Are You Ready to Start Your Own Business?

Article Resource: http://www.aarpmagazine.org

Are You Ready to Start Your Own Business?
By Brent Bowers, May & June 2007

Out of ambition or necessity, more than a million boomers every year start working for themselves. Find out whether you have a head for business

All her life, Barbara Thornton put up with a nagging problem: her shoes. Why, she wondered, could she never find size 11½ shoes? She knew many women in the same predicament who either put up with tight fits or did their shopping in the men’s department.

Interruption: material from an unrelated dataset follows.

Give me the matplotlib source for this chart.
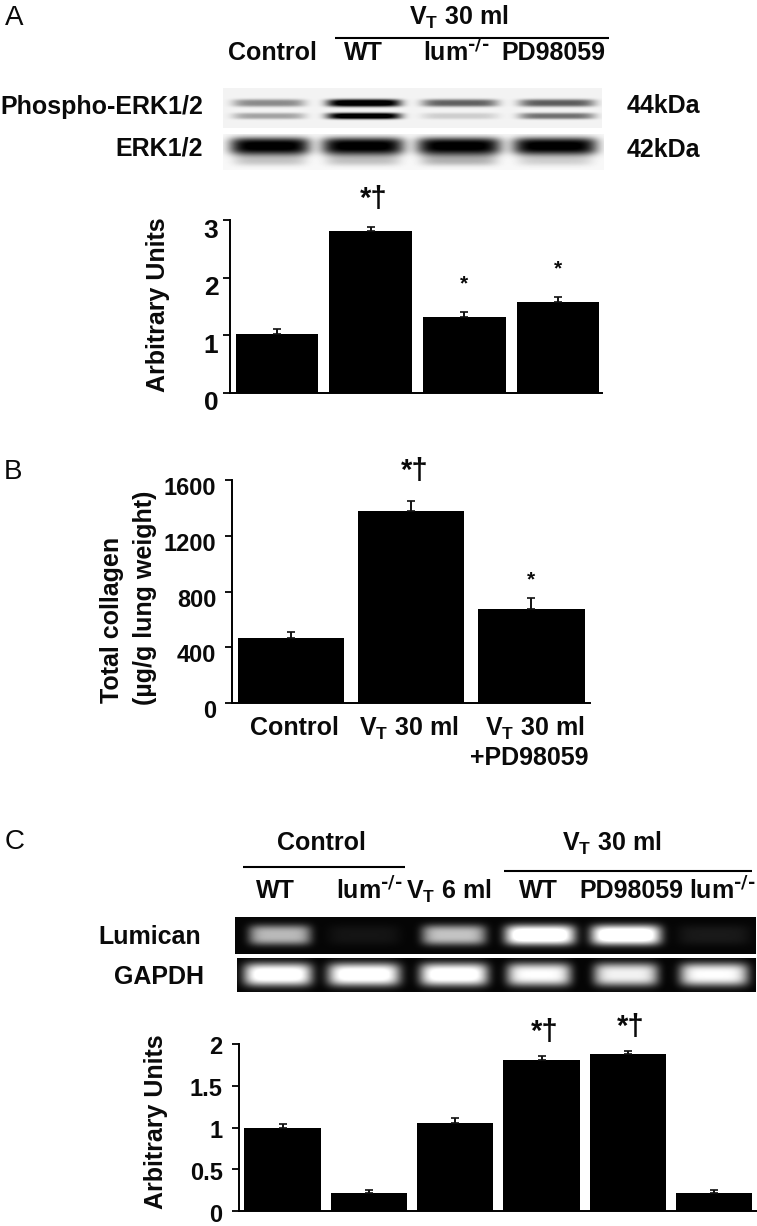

In 1995—at age 48, fresh out of Harvard Business School, after a long career in public policy—she saw a business opportunity in her fellow sufferers’ frustrations. Two years later, she launched DesignerShoes.com, which sells more than 50 brands of footwear in hard-to-find sizes up to 15WW. “A great book inspired me,” Barbara says. “I read Composing a Life by Mary Catherine Bateson,” which profiled five highly successful women, “and I thought to myself, ‘It’s not too late.’”

As ingenious and adventurous as Barbara is, her midlife leap to business owner is actually a move that more and more people her age are making. In the United States, people 55 through 64 years old are more likely than anyone else to start a company, according to a study by the Ewing Marion Kauffman Foundation in Kansas City, Missouri, a center for research and education in entrepreneurship. The same study showed that in a single month in 2005 nearly 110,000 folks in that age range hung out a shingle, stepping away from established careers, starting a sideline, or “unretiring.” That’s more than 1 million graying entrepreneurs born—or reborn—each year.